WORK TO DO — Output all the data exactly. Pictures do not belong in the copy.

========

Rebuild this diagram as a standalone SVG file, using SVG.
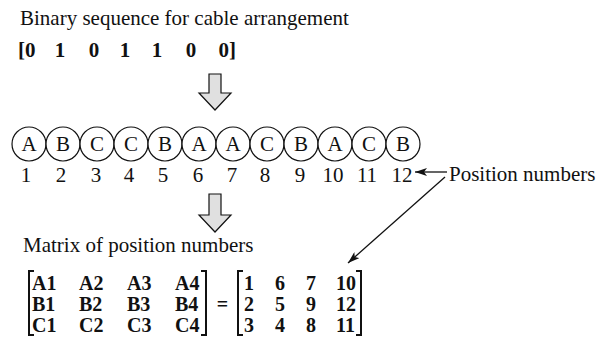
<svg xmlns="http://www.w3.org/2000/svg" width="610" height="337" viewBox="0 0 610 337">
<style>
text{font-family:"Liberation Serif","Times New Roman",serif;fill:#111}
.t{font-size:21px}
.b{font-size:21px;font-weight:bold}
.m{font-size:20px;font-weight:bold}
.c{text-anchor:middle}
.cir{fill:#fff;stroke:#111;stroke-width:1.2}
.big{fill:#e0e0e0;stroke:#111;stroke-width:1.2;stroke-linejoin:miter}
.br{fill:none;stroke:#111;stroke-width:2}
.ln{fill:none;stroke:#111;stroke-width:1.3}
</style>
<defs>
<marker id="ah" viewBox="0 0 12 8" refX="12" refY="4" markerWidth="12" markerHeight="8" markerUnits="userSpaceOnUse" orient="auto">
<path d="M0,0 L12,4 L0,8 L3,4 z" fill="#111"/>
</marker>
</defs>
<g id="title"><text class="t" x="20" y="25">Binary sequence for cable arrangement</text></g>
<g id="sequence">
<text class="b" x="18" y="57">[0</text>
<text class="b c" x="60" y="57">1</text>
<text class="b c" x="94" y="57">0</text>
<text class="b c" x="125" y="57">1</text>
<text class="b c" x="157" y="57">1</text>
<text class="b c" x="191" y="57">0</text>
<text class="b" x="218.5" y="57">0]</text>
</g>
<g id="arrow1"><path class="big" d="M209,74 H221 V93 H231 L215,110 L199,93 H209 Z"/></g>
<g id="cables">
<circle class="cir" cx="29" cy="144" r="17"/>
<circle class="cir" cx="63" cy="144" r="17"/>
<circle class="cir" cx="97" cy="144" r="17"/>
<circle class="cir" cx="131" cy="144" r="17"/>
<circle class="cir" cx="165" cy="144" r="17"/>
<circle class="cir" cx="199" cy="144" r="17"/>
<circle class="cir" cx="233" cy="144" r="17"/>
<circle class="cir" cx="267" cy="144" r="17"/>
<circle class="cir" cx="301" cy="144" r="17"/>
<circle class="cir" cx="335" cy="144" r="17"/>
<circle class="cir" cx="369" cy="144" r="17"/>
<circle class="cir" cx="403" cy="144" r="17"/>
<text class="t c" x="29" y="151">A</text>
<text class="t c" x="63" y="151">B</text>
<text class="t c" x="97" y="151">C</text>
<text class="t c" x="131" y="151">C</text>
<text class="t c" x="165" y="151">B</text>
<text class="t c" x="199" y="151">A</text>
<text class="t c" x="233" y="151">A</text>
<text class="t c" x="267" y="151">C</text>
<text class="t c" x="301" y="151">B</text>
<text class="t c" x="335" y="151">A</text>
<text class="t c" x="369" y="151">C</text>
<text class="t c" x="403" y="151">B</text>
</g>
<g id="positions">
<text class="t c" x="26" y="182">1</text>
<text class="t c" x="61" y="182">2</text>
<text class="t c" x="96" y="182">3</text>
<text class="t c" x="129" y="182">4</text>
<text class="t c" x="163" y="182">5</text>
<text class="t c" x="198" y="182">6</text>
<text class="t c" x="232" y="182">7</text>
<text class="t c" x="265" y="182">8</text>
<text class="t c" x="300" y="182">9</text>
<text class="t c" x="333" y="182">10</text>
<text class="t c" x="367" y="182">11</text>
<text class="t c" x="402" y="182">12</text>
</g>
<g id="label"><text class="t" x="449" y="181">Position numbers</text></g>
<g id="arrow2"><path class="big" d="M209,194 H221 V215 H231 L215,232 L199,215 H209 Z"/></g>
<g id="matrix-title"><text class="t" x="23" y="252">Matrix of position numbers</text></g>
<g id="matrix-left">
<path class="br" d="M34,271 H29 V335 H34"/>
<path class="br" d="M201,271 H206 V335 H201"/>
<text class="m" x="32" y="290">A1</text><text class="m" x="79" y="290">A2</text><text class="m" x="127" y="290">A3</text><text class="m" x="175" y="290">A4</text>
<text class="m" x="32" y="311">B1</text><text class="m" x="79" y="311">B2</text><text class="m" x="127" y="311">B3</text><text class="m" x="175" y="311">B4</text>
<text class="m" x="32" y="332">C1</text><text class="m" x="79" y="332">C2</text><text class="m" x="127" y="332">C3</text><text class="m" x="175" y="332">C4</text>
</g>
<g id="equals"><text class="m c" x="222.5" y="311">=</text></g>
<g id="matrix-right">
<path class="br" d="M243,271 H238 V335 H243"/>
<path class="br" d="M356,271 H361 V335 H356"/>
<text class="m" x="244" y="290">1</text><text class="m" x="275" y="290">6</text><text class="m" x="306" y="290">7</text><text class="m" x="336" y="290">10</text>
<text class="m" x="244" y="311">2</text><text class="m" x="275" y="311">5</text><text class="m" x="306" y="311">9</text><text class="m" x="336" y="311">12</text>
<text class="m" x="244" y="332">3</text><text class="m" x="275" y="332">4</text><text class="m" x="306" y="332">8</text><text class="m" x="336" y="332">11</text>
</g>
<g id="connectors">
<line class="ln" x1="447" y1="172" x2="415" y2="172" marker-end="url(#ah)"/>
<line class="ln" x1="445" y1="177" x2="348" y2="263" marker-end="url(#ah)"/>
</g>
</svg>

========

ANSWER TO THE PROBLEM —
Rebuild this diagram as a standalone SVG file, using SVG.
<svg xmlns="http://www.w3.org/2000/svg" width="610" height="337" viewBox="0 0 610 337">
<style>
text{font-family:"Liberation Serif","Times New Roman",serif;fill:#111}
.t{font-size:21px}
.b{font-size:21px;font-weight:bold}
.m{font-size:20px;font-weight:bold}
.c{text-anchor:middle}
.cir{fill:#fff;stroke:#111;stroke-width:1.2}
.big{fill:#e0e0e0;stroke:#111;stroke-width:1.2;stroke-linejoin:miter}
.br{fill:none;stroke:#111;stroke-width:2}
.ln{fill:none;stroke:#111;stroke-width:1.3}
</style>
<defs>
<marker id="ah" viewBox="0 0 12 8" refX="12" refY="4" markerWidth="12" markerHeight="8" markerUnits="userSpaceOnUse" orient="auto">
<path d="M0,0 L12,4 L0,8 L3,4 z" fill="#111"/>
</marker>
</defs>
<g id="title"><text class="t" x="20" y="25">Binary sequence for cable arrangement</text></g>
<g id="sequence">
<text class="b" x="18" y="57">[0</text>
<text class="b c" x="60" y="57">1</text>
<text class="b c" x="94" y="57">0</text>
<text class="b c" x="125" y="57">1</text>
<text class="b c" x="157" y="57">1</text>
<text class="b c" x="191" y="57">0</text>
<text class="b" x="218.5" y="57">0]</text>
</g>
<g id="arrow1"><path class="big" d="M209,74 H221 V93 H231 L215,110 L199,93 H209 Z"/></g>
<g id="cables">
<circle class="cir" cx="29" cy="144" r="17"/>
<circle class="cir" cx="63" cy="144" r="17"/>
<circle class="cir" cx="97" cy="144" r="17"/>
<circle class="cir" cx="131" cy="144" r="17"/>
<circle class="cir" cx="165" cy="144" r="17"/>
<circle class="cir" cx="199" cy="144" r="17"/>
<circle class="cir" cx="233" cy="144" r="17"/>
<circle class="cir" cx="267" cy="144" r="17"/>
<circle class="cir" cx="301" cy="144" r="17"/>
<circle class="cir" cx="335" cy="144" r="17"/>
<circle class="cir" cx="369" cy="144" r="17"/>
<circle class="cir" cx="403" cy="144" r="17"/>
<text class="t c" x="29" y="151">A</text>
<text class="t c" x="63" y="151">B</text>
<text class="t c" x="97" y="151">C</text>
<text class="t c" x="131" y="151">C</text>
<text class="t c" x="165" y="151">B</text>
<text class="t c" x="199" y="151">A</text>
<text class="t c" x="233" y="151">A</text>
<text class="t c" x="267" y="151">C</text>
<text class="t c" x="301" y="151">B</text>
<text class="t c" x="335" y="151">A</text>
<text class="t c" x="369" y="151">C</text>
<text class="t c" x="403" y="151">B</text>
</g>
<g id="positions">
<text class="t c" x="26" y="182">1</text>
<text class="t c" x="61" y="182">2</text>
<text class="t c" x="96" y="182">3</text>
<text class="t c" x="129" y="182">4</text>
<text class="t c" x="163" y="182">5</text>
<text class="t c" x="198" y="182">6</text>
<text class="t c" x="232" y="182">7</text>
<text class="t c" x="265" y="182">8</text>
<text class="t c" x="300" y="182">9</text>
<text class="t c" x="333" y="182">10</text>
<text class="t c" x="367" y="182">11</text>
<text class="t c" x="402" y="182">12</text>
</g>
<g id="label"><text class="t" x="449" y="181">Position numbers</text></g>
<g id="arrow2"><path class="big" d="M209,194 H221 V215 H231 L215,232 L199,215 H209 Z"/></g>
<g id="matrix-title"><text class="t" x="23" y="252">Matrix of position numbers</text></g>
<g id="matrix-left">
<path class="br" d="M34,271 H29 V335 H34"/>
<path class="br" d="M201,271 H206 V335 H201"/>
<text class="m" x="32" y="290">A1</text><text class="m" x="79" y="290">A2</text><text class="m" x="127" y="290">A3</text><text class="m" x="175" y="290">A4</text>
<text class="m" x="32" y="311">B1</text><text class="m" x="79" y="311">B2</text><text class="m" x="127" y="311">B3</text><text class="m" x="175" y="311">B4</text>
<text class="m" x="32" y="332">C1</text><text class="m" x="79" y="332">C2</text><text class="m" x="127" y="332">C3</text><text class="m" x="175" y="332">C4</text>
</g>
<g id="equals"><text class="m c" x="222.5" y="311">=</text></g>
<g id="matrix-right">
<path class="br" d="M243,271 H238 V335 H243"/>
<path class="br" d="M356,271 H361 V335 H356"/>
<text class="m" x="244" y="290">1</text><text class="m" x="275" y="290">6</text><text class="m" x="306" y="290">7</text><text class="m" x="336" y="290">10</text>
<text class="m" x="244" y="311">2</text><text class="m" x="275" y="311">5</text><text class="m" x="306" y="311">9</text><text class="m" x="336" y="311">12</text>
<text class="m" x="244" y="332">3</text><text class="m" x="275" y="332">4</text><text class="m" x="306" y="332">8</text><text class="m" x="336" y="332">11</text>
</g>
<g id="connectors">
<line class="ln" x1="447" y1="172" x2="415" y2="172" marker-end="url(#ah)"/>
<line class="ln" x1="445" y1="177" x2="348" y2="263" marker-end="url(#ah)"/>
</g>
</svg>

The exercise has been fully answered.